The selection was fairly limited, and the layouts were uninspired, wretched mazes. Kids books were relegated to the very back shelves, usually with dismal inventory. Wanted specific volumes of a series you were reading? Tough. You took what you could get. The Bethel Park Public Library was where I would go for specific things - they had a kids' section that my heart aches for to this day - but Waldens was for stuff that you hadn't picked up yet.

This past Saturday, while my two friends browsed the leftovers of the adult books, I made a beeline to the kids' section and was richly rewarded. New release books were 50% off, and bargain books were 40% off their sticker price (for YA books, that's usually $3.99). I found, among other things:

- Kristin Cashore's follow-up to Graceling, Fire.

- Scott Westerfield's latest, the WWII-era steampunk Leviathan.

- David Levithan's The Realm of Possibility.

- Evolution, Me & Other Freaks of Nature by Robin Brande

- Jeanne Birdsall's The Penderwicks of Gardam Street

- The House of the Scorpion by Nancy Farmer

- Rebecca Stead's first novel First Light - I loved When You Reach Me, so I can't wait to pick this one up

- Maureen's favorite Marcus Zusak's I Am the Messenger

I got most of these for almost nothing, which is quite nice, I suppose. Still, I am sorry to see Waldenbooks go. That mall now houses a Barnes & Noble, so I suppose the reading happy children of the South Hills area will still have a place to buy their books. So all is not lost...

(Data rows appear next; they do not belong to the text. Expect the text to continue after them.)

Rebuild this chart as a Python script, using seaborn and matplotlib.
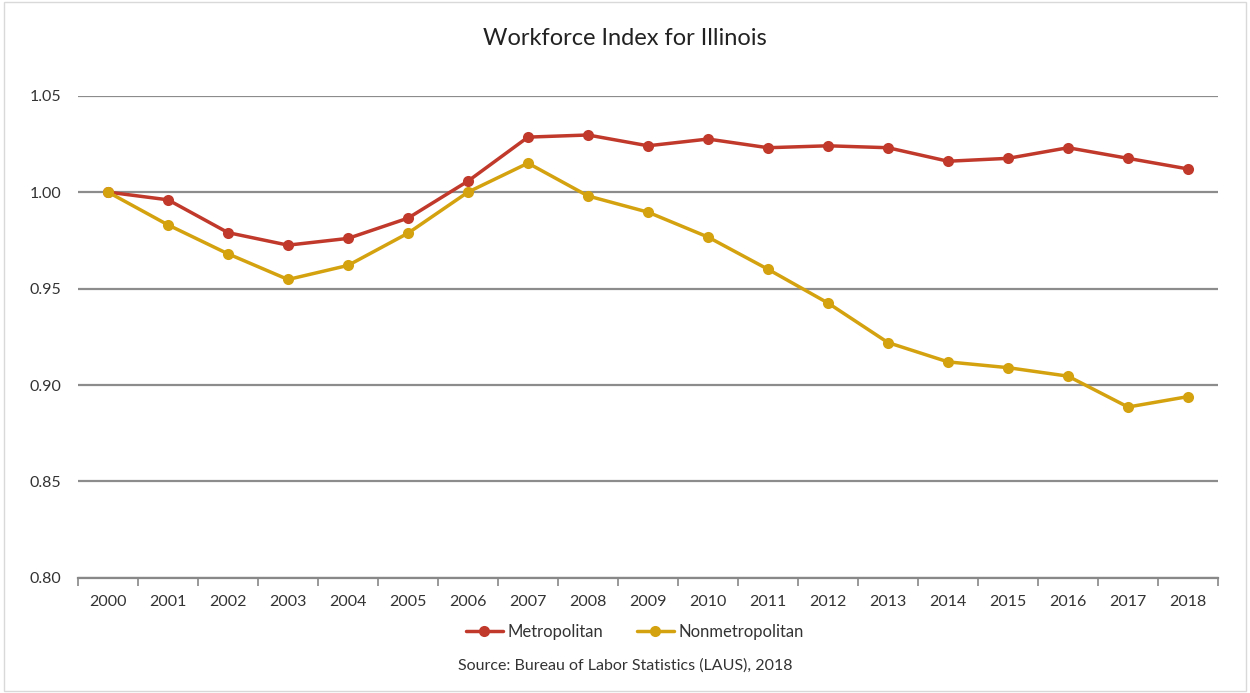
import pandas as pd
import matplotlib.pyplot as plt
import seaborn as sns
from matplotlib.ticker import FixedLocator

# data
years = [str(y) for y in range(2000, 2019)]
metro = [1.000, 0.996, 0.979, 0.9725, 0.976, 0.9865, 1.0057, 1.0285, 1.0296, 1.024,
         1.0275, 1.023, 1.024, 1.023, 1.016, 1.0175, 1.023, 1.0175, 1.012]
nonmetro = [1.000, 0.983, 0.968, 0.9547, 0.962, 0.9787, 1.000, 1.015, 0.998, 0.9896,
            0.9767, 0.960, 0.9425, 0.922, 0.912, 0.909, 0.9046, 0.8886, 0.894]
series_names = ['Metropolitan', 'Nonmetropolitan']
colors = ['#C0392B', '#D4A20F']

# build a long dataframe for seaborn
pos = list(range(len(years)))
df = pd.DataFrame({
    'pos': pos * 2,
    'value': metro + nonmetro,
    'series': [series_names[0]] * len(years) + [series_names[1]] * len(years),
})

sns.set_style('white')
plt.rcParams['font.family'] = ['Lato', 'DejaVu Sans']

fig = plt.figure(figsize=(12.5, 6.93), dpi=100)
ax = fig.add_axes([0.0624, 0.166, 0.912, 0.696])

sns.lineplot(data=df, x='pos', y='value', hue='series', palette=colors,
             marker='o', markersize=8, markeredgewidth=0, linewidth=2.5,
             ax=ax, legend=False)

# axis setup
ax.set_ylim(0.80, 1.05)
ax.set_yticks([0.80, 0.85, 0.90, 0.95, 1.00, 1.05])
ax.set_yticklabels([f'{v:.2f}' for v in [0.80, 0.85, 0.90, 0.95, 1.00, 1.05]])
ax.set_xlim(-0.5, len(years) - 0.5)
ax.set_xticks(pos)
ax.set_xticklabels(years)
ax.xaxis.set_minor_locator(FixedLocator([p - 0.5 for p in pos] + [len(years) - 0.5]))
ax.tick_params(axis='x', which='major', bottom=True, length=0, labelsize=11.5,
               colors='#333333', pad=12)
ax.tick_params(axis='x', which='minor', bottom=True, length=6, width=1.2,
               color='#888888', direction='out')
ax.tick_params(axis='y', length=0, labelsize=11.5, colors='#333333', pad=12)
ax.set_xlabel('')
ax.set_ylabel('')

# gridlines
ax.yaxis.grid(True, color='#8c8c8c', linewidth=1.6)
ax.set_axisbelow(True)
for side in ['top', 'left', 'right']:
    ax.spines[side].set_visible(False)
ax.spines['bottom'].set_color('#888888')
ax.spines['bottom'].set_linewidth(1.6)

# title
fig.text(0.5, 0.945, 'Workforce Index for Illinois', ha='center', va='center',
         fontsize=17, color='#222222')

# legend below the axes
handles = [plt.Line2D([0], [0], color=c, marker='o', markersize=8, linewidth=2.5,
                      markeredgewidth=0) for c in colors]
fig.legend(handles, series_names, loc='center', bbox_to_anchor=(0.508, 0.088),
           ncol=2, frameon=False, fontsize=12, handlelength=2.2, columnspacing=2.0,
           handletextpad=0.3, labelcolor='#333333')

# source note
fig.text(0.5, 0.04, 'Source: Bureau of Labor Statistics (LAUS), 2018', ha='center',
         va='center', fontsize=11.5, color='#333333')

# light frame around the figure
fig.patches.append(plt.Rectangle((0.003, 0.003), 0.994, 0.994, transform=fig.transFigure,
                                 fill=False, edgecolor='#d9d9d9', linewidth=1))

fig.savefig('out.png', dpi=100)
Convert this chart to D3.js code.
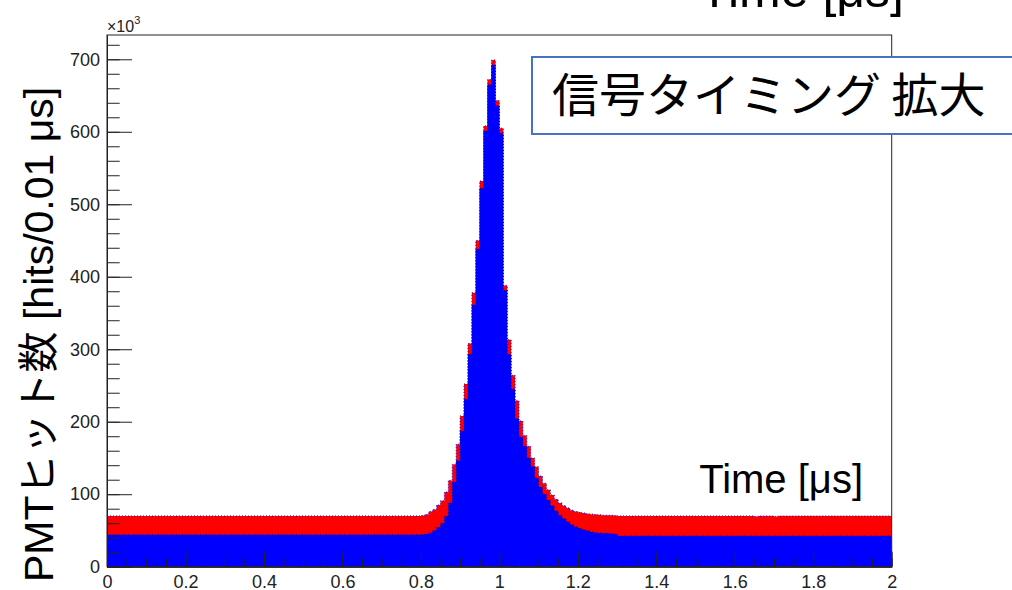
<!DOCTYPE html>
<html>
<head>
<meta charset="utf-8">
<script src="https://cdn.jsdelivr.net/npm/d3@7"></script>
<style>
  body { margin: 0; background: #fff; }
  svg { display: block; }
</style>
</head>
<body>
<svg id="chart" width="1012" height="590"></svg>
<script>
// histogram: 200 bins of 0.01 us from 0 to 2 us, counts in units of 10^3
var binWidth = 0.01;

// total hits (red)
var totalHits = [
  70,70,70,70,70,70,70,70,70,70, 70,70,70,70,70,70,70,70,70,70,
  70,70,70,70,70,70,70,70,70,70, 70,70,70,70,70,70,70,70,70,70,
  70,70,70,70,70,70,70,70,70,70, 70,70,70,70,70,70,70,70,70,70,
  70,70,70,70,70,70,70,70,70,70, 70,70,70,70,70,70,70,70,70,70,
  70.5,72,76,79,85,91,103,119,141,169, 208,252,308,378,450,532,608,672,699,643,
  605,388,313,264,229,201,181,166,150,138, 125,115,106,99,93,88,84,81,78,76,
  75,74,73,72.5,72,71.5,71,71,71,70.5, 70,70,70,70,70,70,70,70,70,70,
  70,70,70,70,70,70,70,70,70,70, 70,70,70,70,70,70,70,70,70,70,
  70,70,70,70,70,69.4,70,70,70,70, 69.4,70,70,70,70,70,70,70,70,70,
  70,70,70,70,70,70,70,70,70,70, 70,70,70,70,70,70,70,70,70,70
];

// component hits (blue)
var partHits = [
  44,44,44,44,44,44,44,44,44,44, 44,44,44,44,44,44,44,44,44,44,
  44,44,44,44,44,44,44,44,44,44, 44,44,44,44,44,44,44,44,44,44,
  44,44,44,44,44,44,44,44,44,44, 44,44,44,44,44,44,44,44,44,44,
  44,44,44,44,44,44,44,44,44,44, 44,44,44,44,44,44,44,44,44,44,
  44.5,45,47,50,54,60,70,88,117,146, 187,231,293,361,438,522,601,665,692,636,
  598,381,293,245,204,179,166,150,138,122, 110,100,92,84,77,71,66,62,58,55,
  53,51,49.5,48,47,46.5,46,46,45.5,45, 42.5,42.5,42.5,42.5,42.5,42.5,42.5,42.5,42.5,42.5,
  42.5,42.5,42.5,42.5,42.5,42.5,42.5,42.5,42.5,42.5, 42.5,42.5,42.5,42.5,42.5,42.5,42.5,42.5,42.5,42.5,
  42.5,42.5,42.5,42.5,42.5,42.5,42.5,42.5,42.5,42.5, 42.5,42.5,42.5,42.5,42.5,42.5,42.5,42.5,42.5,42.5,
  42.5,42.5,42.5,42.5,42.5,42.5,42.5,42.5,42.5,42.5, 42.5,42.5,42.5,42.5,42.5,42.5,42.5,42.5,42.5,42.5
];

var xMajor = [0, 0.2, 0.4, 0.6, 0.8, 1, 1.2, 1.4, 1.6, 1.8, 2];
var yMajor = [0, 100, 200, 300, 400, 500, 600, 700];

var L = 107, R = 891.7, T = 35, B = 566.7;
var svg = d3.select("#chart");

var x = d3.scaleLinear().domain([0, 2]).range([L, R]);
var y = d3.scaleLinear().domain([0, 733.5]).range([B, T]);

// bin edges -> points for step curves (repeat last value at the right edge)
function toSteps(vals) {
  var pts = vals.map(function (v, i) { return { t: i * binWidth, v: v }; });
  pts.push({ t: vals.length * binWidth, v: vals[vals.length - 1] });
  return pts;
}

svg.append("clipPath").attr("id", "plotclip")
  .append("rect").attr("x", L).attr("y", T).attr("width", R - L).attr("height", B - T);

var plot = svg.append("g").attr("clip-path", "url(#plotclip)");

var area = d3.area().curve(d3.curveStepAfter)
  .x(function (d) { return x(d.t); })
  .y0(B)
  .y1(function (d) { return y(d.v); });
var line = d3.line().curve(d3.curveStepAfter)
  .x(function (d) { return x(d.t); })
  .y(function (d) { return y(d.v); });

plot.append("path").datum(toSteps(totalHits)).attr("d", area).attr("fill", "#ff0000");
plot.append("path").datum(toSteps(totalHits)).attr("d", line)
  .attr("fill", "none").attr("stroke", "#0000ff").attr("stroke-width", 1).attr("stroke-dasharray", "1,2");
plot.append("path").datum(toSteps(partHits)).attr("d", area).attr("fill", "#0000ff");
plot.append("path").datum(toSteps(partHits)).attr("d", line)
  .attr("fill", "none").attr("stroke", "#000090").attr("stroke-width", 1).attr("stroke-dasharray", "1,2");

// frame
svg.append("rect").attr("x", L).attr("y", T).attr("width", R - L).attr("height", B - T)
  .attr("fill", "none").attr("stroke", "#222").attr("stroke-width", 1);

// axes, ROOT style ticks inside the frame
var axisFont = "Liberation Sans, Arial, sans-serif";

var yAxis = svg.append("g").attr("transform", "translate(" + L + ",0)")
  .call(d3.axisLeft(y).tickValues(yMajor).tickSizeInner(-25).tickSizeOuter(0).tickPadding(7)
    .tickFormat(d3.format("d")));
var yMinor = svg.append("g").attr("transform", "translate(" + L + ",0)")
  .call(d3.axisLeft(y).tickValues(d3.range(0, 733, 20)).tickSizeInner(-12.7).tickSizeOuter(0).tickFormat(""));

var xAxis = svg.append("g").attr("transform", "translate(0," + B + ")")
  .call(d3.axisBottom(x).tickValues(xMajor).tickSizeInner(-15).tickSizeOuter(0).tickPadding(9)
    .tickFormat(function (d) { return String(+d.toFixed(1)); }));
var xMinor = svg.append("g").attr("transform", "translate(0," + B + ")")
  .call(d3.axisBottom(x).tickValues(d3.range(0, 2.001, 0.05)).tickSizeInner(-8.5).tickSizeOuter(0).tickFormat(""));

[yAxis, yMinor, xAxis, xMinor].forEach(function (g) {
  g.select(".domain").attr("stroke", "#222");
  g.selectAll(".tick line").attr("stroke", "#222");
  g.selectAll("text").attr("font-family", axisFont).attr("font-size", 18).attr("fill", "#222");
});

// x10^3 multiplier
var mult = svg.append("text").attr("x", L).attr("y", 32)
  .attr("font-family", axisFont).attr("font-size", 16).attr("fill", "#222");
mult.append("tspan").text("×10");
mult.append("tspan").attr("dy", -8).attr("font-size", 11).text("3");

// y axis title
var jpFont = "Liberation Sans, 'Noto Sans CJK JP', sans-serif";
svg.append("text")
  .attr("transform", "translate(53,582) rotate(-90)")
  .attr("font-family", jpFont).attr("font-size", 41).attr("fill", "#000")
  .text("PMTヒット数 [hits/0.01 μs]");

// x axis titles
svg.append("text").attr("x", 863).attr("y", 493).attr("text-anchor", "end")
  .attr("font-family", axisFont).attr("font-size", 40).attr("fill", "#000")
  .text("Time [μs]");
svg.append("text").attr("x", 904).attr("y", 7).attr("text-anchor", "end")
  .attr("font-family", axisFont).attr("font-size", 50).attr("fill", "#000")
  .text("Time [μs]");

// annotation box
svg.append("rect").attr("x", 532).attr("y", 57).attr("width", 500).attr("height", 77)
  .attr("fill", "#fff").attr("stroke", "#4472c4").attr("stroke-width", 2);
svg.append("text").attr("x", 552).attr("y", 112)
  .attr("font-family", "'Noto Sans CJK JP', sans-serif").attr("font-size", 47).attr("fill", "#000")
  .text("信号タイミング 拡大");
</script>
</body>
</html>
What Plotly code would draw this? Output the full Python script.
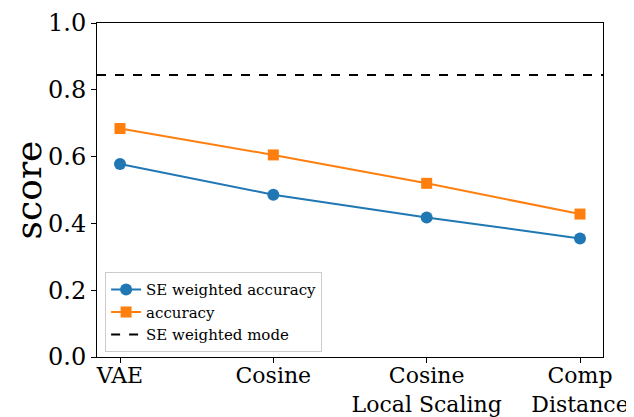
import plotly.graph_objects as go

categories = ["VAE", "Cosine", "Cosine<br>Local Scaling", "Comp<br>Distance"]
se_weighted_accuracy = [0.578, 0.486, 0.418, 0.355]
accuracy = [0.684, 0.605, 0.520, 0.428]
se_weighted_mode = 0.844
y_ticks = [0.0, 0.2, 0.4, 0.6, 0.8, 1.0]

FONT = "DejaVu Serif"
xs = list(range(len(categories)))

fig = go.Figure()
fig.add_trace(go.Scatter(
    x=xs, y=se_weighted_accuracy, mode="lines+markers", name="SE weighted accuracy",
    line=dict(color="#1f77b4", width=2), marker=dict(symbol="circle", size=12, color="#1f77b4")))
fig.add_trace(go.Scatter(
    x=xs, y=accuracy, mode="lines+markers", name="accuracy",
    line=dict(color="#ff7f0e", width=2), marker=dict(symbol="square", size=11, color="#ff7f0e")))
fig.add_trace(go.Scatter(
    x=[-0.15, 3.15], y=[se_weighted_mode, se_weighted_mode], mode="lines", name="SE weighted mode",
    line=dict(color="black", width=2, dash="dash")))

# page body has an 8px default margin, so the figure is drawn 8px smaller and offset
fig.update_layout(
    width=626, height=409,
    margin=dict(l=89, r=31, t=15, b=60),
    paper_bgcolor="white", plot_bgcolor="white",
    font=dict(family=FONT, color="black"),
    showlegend=True,
    legend=dict(x=0.016, y=0.014, xanchor="left", yanchor="bottom",
                bgcolor="rgba(255,255,255,0.8)", bordercolor="#cccccc", borderwidth=1,
                font=dict(family=FONT, size=15), tracegroupgap=0, itemwidth=30),
)
fig.update_xaxes(
    range=[-0.15, 3.15], tickmode="array", tickvals=xs, ticktext=categories, automargin=False,
    ticklabeloverflow="allow", ticklabelstandoff=-6,
    showgrid=False, zeroline=False, showline=True, linecolor="black", linewidth=1, mirror=True,
    ticks="outside", ticklen=5, tickcolor="black", tickfont=dict(family=FONT, size=22))
fig.update_yaxes(
    range=[0, 1.0], tickmode="array", tickvals=y_ticks, ticktext=[f"{v:.1f}" for v in y_ticks],
    automargin=False, ticklabeloverflow="allow",
    showgrid=False, zeroline=False, showline=True, linecolor="black", linewidth=1, mirror=True,
    ticks="outside", ticklen=5, tickcolor="black", tickfont=dict(family=FONT, size=24),
    title=dict(text="score", font=dict(family=FONT, size=36), standoff=16))

fig.write_html("out.html")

But if they close the Borders down the street, I will probably cry. The last half of my high school years was spent in the same nightly routine - we'd go to Borders, kill as much time as possible, then go to the Eat'n'Park down the street for coffee, cigarettes, and occasionally food. Sometimes we would go to the E'n'P first, go to Borders, then back to the restaurant. Oh, the rituals of teenagers with nowhere better to be on any given night.